**What the exercise asks**
Copy each line of the material below that includes the string "chart".

= = = = =

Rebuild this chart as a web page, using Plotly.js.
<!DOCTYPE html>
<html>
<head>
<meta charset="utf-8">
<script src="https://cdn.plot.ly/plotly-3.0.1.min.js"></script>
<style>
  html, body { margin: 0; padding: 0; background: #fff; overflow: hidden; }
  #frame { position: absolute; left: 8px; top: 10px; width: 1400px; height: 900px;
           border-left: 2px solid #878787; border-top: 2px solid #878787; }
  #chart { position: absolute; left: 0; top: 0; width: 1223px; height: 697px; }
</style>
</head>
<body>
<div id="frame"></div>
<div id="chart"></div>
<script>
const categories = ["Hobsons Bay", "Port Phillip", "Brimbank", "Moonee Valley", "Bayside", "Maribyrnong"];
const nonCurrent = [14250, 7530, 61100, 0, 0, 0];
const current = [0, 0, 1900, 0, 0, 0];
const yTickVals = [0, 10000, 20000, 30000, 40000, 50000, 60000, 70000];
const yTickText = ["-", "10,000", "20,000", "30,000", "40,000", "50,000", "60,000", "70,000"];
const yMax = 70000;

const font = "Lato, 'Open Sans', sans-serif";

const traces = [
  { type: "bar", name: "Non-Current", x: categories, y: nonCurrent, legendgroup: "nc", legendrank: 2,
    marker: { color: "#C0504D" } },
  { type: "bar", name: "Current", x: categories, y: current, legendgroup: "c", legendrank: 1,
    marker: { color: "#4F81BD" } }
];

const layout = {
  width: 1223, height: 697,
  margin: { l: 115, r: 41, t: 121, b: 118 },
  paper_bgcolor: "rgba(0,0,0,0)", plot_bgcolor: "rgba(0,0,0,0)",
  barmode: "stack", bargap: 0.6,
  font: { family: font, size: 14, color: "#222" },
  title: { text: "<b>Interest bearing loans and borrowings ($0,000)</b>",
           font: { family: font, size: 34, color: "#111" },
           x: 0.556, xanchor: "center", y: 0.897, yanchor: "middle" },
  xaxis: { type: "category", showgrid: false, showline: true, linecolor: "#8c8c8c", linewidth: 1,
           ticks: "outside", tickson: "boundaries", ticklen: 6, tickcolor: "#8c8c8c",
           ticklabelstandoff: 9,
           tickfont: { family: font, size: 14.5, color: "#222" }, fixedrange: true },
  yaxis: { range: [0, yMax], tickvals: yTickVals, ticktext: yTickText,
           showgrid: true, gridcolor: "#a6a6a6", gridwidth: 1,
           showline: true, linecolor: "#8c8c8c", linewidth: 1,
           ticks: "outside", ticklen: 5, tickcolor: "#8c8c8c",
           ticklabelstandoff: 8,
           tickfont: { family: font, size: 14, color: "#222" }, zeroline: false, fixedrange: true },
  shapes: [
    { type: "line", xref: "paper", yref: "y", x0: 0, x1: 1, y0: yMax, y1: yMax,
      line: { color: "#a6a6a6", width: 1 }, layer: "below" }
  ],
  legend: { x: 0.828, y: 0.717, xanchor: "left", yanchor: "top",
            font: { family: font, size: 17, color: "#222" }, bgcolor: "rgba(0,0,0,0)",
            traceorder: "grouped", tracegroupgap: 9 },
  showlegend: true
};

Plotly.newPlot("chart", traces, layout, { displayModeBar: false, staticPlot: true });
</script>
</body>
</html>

= = = = =

**Answer to the exercise**
Rebuild this chart as a web page, using Plotly.js.
  #chart { position: absolute; left: 0; top: 0; width: 1223px; height: 697px; }
<div id="chart"></div>
Plotly.newPlot("chart", traces, layout, { displayModeBar: false, staticPlot: true });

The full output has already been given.